Zum Thema SMR sagte Reiche im Mai auf dem Ludwig-Erhard-Gipfel, man müsse zumindest Technologien „mitshapen und entwickeln“ können. „Wenn wir das auch verpassen, verpassen wir, glaube ich, eine große Chance“, so Reiche. Ähnlich äußerte sie sich im Oktober bei der Konferenz „Berlin Global Dialogue“.
Ein Sprecher des Bundeswirtschaftsministeriums erklärte auf Anfrage des „Politico“, es gebe keinen Plan, in Deutschland bei der Energieerzeugung erneut auf Atomkraft zu setzen. „Persönliche Gespräche kommentieren wir grundsätzlich nicht“, so der Sprecher. Allerdings könnte in Deutschland jetzt die Debatte darüber wieder aufkommen.
Mehrheit für Wiedereinstieg
Zustimmung zu einer Rückkehr der Kernenergie scheint auch von der Bevölkerung zu kommen. Eine
Verivox-Umfrage vom April zeigt, dass eine Mehrheit von 55 Prozent die Rückkehr zu dieser Technologie befürwortet. Hingegen lehnen 36 Prozent der Bevölkerung eine erneute Nutzung der Kernkraft ab.

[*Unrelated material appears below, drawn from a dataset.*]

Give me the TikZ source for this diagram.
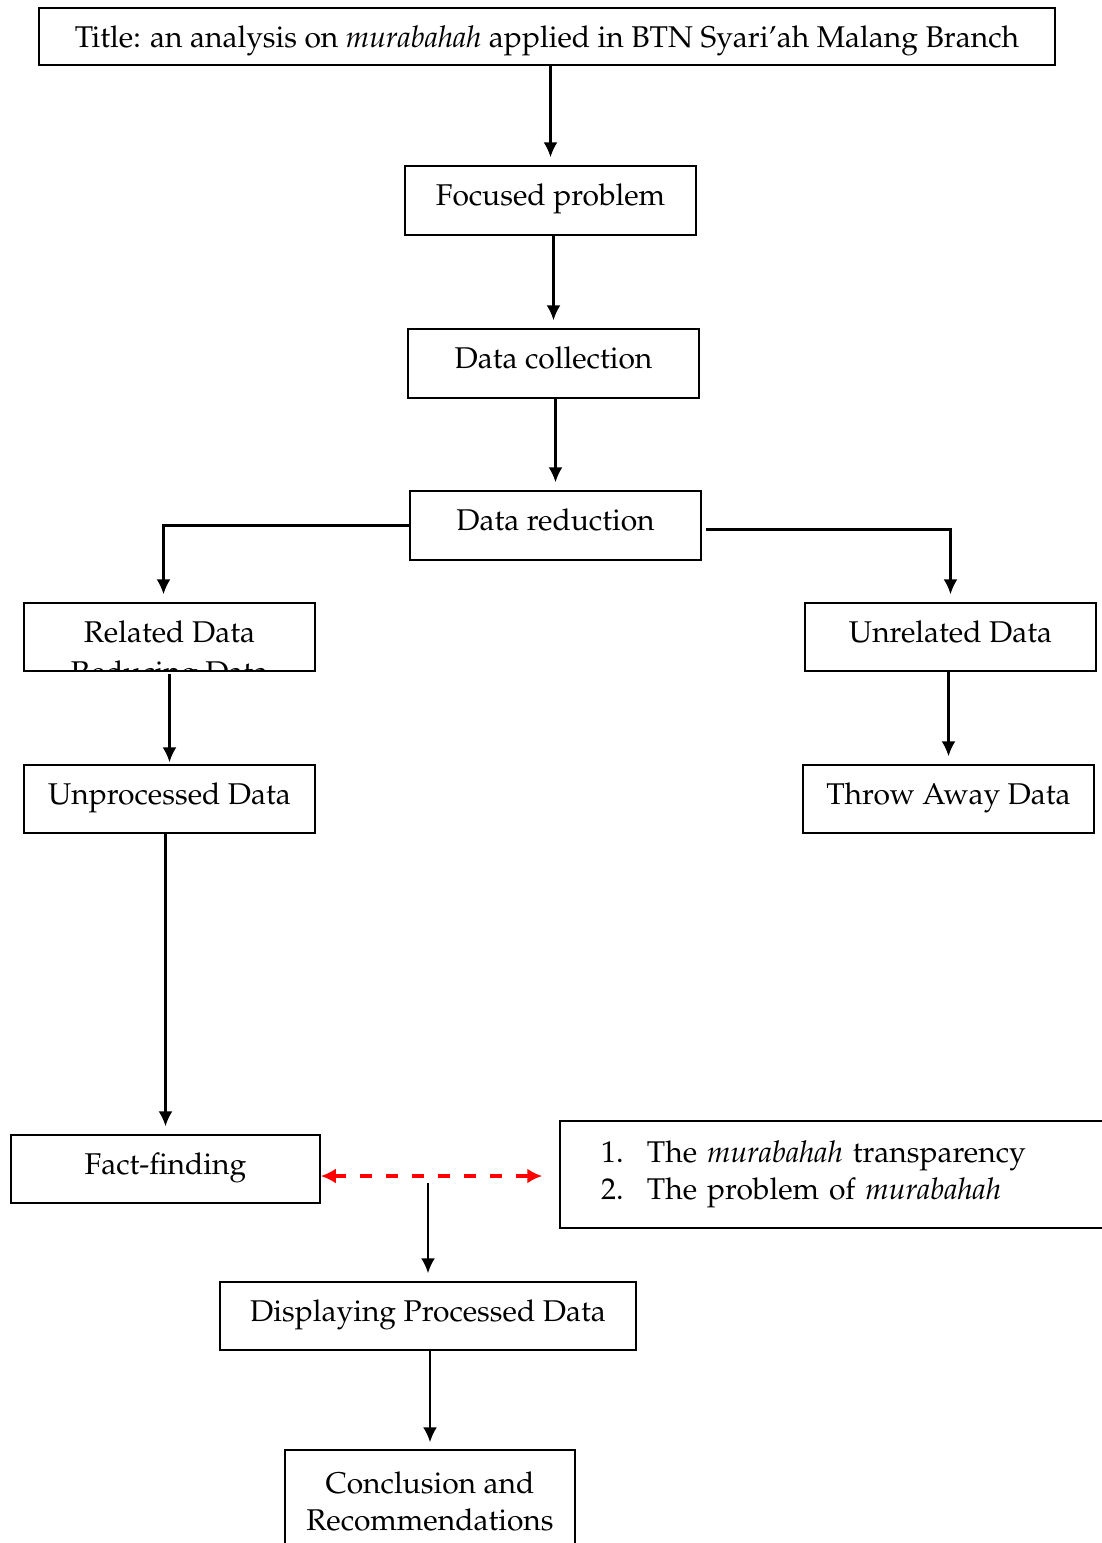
\documentclass[tikz,border=0pt]{standalone}
\usepackage[T1]{fontenc}
\usepackage{mathpazo}
\usepackage{xcolor}
\usepackage{tikz}
\usetikzlibrary{positioning,arrows.meta,calc}
\tikzstyle{block} = [rectangle, draw, line width=0.75pt, inner sep=0pt,
minimum width=145.5pt, text height=19.5pt, text depth=15pt, text centered]
\tikzstyle{line} = [draw, line width=1.1pt, -{Latex[length=7.5pt,width=7pt]}, shorten >=4pt]
\tikzstyle{dashline} = [draw, red, line width=2pt, dash pattern=on 6pt off 7pt,
{Latex[length=7.5pt,width=7.5pt]}-{Latex[length=7.5pt,width=7.5pt]}]

\begin{document}
\begin{tikzpicture}[x=0.5pt,y=-0.5pt, every node/.style={font=\fontsize{15pt}{18.5pt}\selectfont}]
    \useasboundingbox (0,0) rectangle (1102,1543);

    % Nodes
    \node [block, minimum width=508pt, text depth=9pt] (title) at (547,36.5)
        {Title: an analysis on \emph{murabahah} applied in BTN Syari'ah Malang Branch};
    \node [block, below=49.75pt of title, xshift=1.75pt] (focused_problem) {Focused problem};
    \node [block, below=46.25pt of focused_problem, xshift=1.5pt] (data_collection) {Data collection};
    \node [block, below=45.75pt of data_collection, xshift=1pt] (data_reduction) {Data reduction};

    \node [block, below left=20.75pt and 46.75pt of data_reduction, text depth=14.5pt] (related_data) {Related Data};
    \node [block, below right=20.75pt and 51.25pt of data_reduction, text depth=14.5pt] (unrelated_data) {Unrelated Data};
    \begin{scope}
        \clip ([yshift=0.4pt]related_data.south west) rectangle (related_data.north east);
        \node [anchor=base] (related_hidden) at ([yshift=-20pt]related_data.base) {Reducing Data};
    \end{scope}

    \node [block, below=46.25pt of related_data, text depth=14.5pt] (unprocessed_data) {Unprocessed Data};
    \node [block, below=46.25pt of unrelated_data, xshift=-1pt, text depth=14.5pt] (throw_away) {Throw Away Data};

    \node [block, below=150.25pt of unprocessed_data, xshift=-2pt, minimum width=154.5pt, text depth=14.5pt] (fact_finding) {Fact-finding};
    \node [rectangle, draw, line width=0.75pt, right=119.25pt of fact_finding, yshift=-2.75pt,
        minimum height=53.5pt, inner xsep=20.5pt, inner ysep=0pt, text width=270pt, align=left] (list_box)
        {\makebox[23pt][l]{1.}The \emph{murabahah} transparency\\
         \makebox[23pt][l]{2.}The problem of \emph{murabahah}};

    \node [block, below right=38.75pt and -50.75pt of fact_finding, minimum width=208pt, text depth=14.5pt] (displaying_data) {Displaying Processed Data};
    \node [rectangle, draw, line width=0.75pt, below=49.25pt of displaying_data, xshift=1pt,
        minimum width=145pt, minimum height=51pt, inner sep=0pt, align=center] (conclusion)
        {Conclusion and\\Recommendations};

    \coordinate (dash_start) at ([yshift=-3.5pt]fact_finding.east);
    \coordinate (dash_end) at ([xshift=-8.5pt]dash_start -| list_box.west);
    \coordinate (split) at ([yshift=-3.5pt]dash_start -| displaying_data.north);

    % Connectors
    \draw[line] (title.south -| focused_problem.north) -- (focused_problem.north);
    \draw[line] (focused_problem.south -| data_collection.north) -- (data_collection.north);
    \draw[line] (data_collection.south -| data_reduction.north) -- (data_reduction.north);
    \draw[line] (data_reduction.west) -| ([xshift=-3pt]related_data.north);
    \draw[line, shorten <=2pt] ([yshift=-2pt]data_reduction.east) -| (unrelated_data.north);
    \draw[line, shorten <=1pt, shorten >=1pt] (related_data) -- (unprocessed_data);
    \draw[line] (unrelated_data.south -| throw_away.north) -- (throw_away.north);
    \draw[line] (unprocessed_data.south -| fact_finding.north) -- (fact_finding.north);
    \draw[dashline] (dash_start) -- (dash_end);
    \draw[line] (split) -- (displaying_data);
    \draw[line, shorten >=3.5pt] (displaying_data.south -| conclusion.north) -- (conclusion.north);

\end{tikzpicture}
\end{document}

Einige Befürworter fordern zudem aktiv den Wiedereinstieg in die Kernkraft in Deutschland. Das zeigt auch eine
Petition.
Hinzu kommt, dass hierzulande Strombedarf besteht. Praktisch zeitgleich mit dem Atomausstieg wandelte sich Deutschland vom Netto-Stromexporteur zum -importeur. Im Sommer stellen Solaranlagen mehr als genug Strom zur Verfügung. Im Winter kann es allerdings gelegentlich zu
Dunkelflauten kommen, wenn es zu wenig Sonnenlicht gibt und kaum Wind weht. Dann gibt es teils erhebliche Stromdefizite, die dann durch ausländische Kraftwerke gedeckt werden müssen.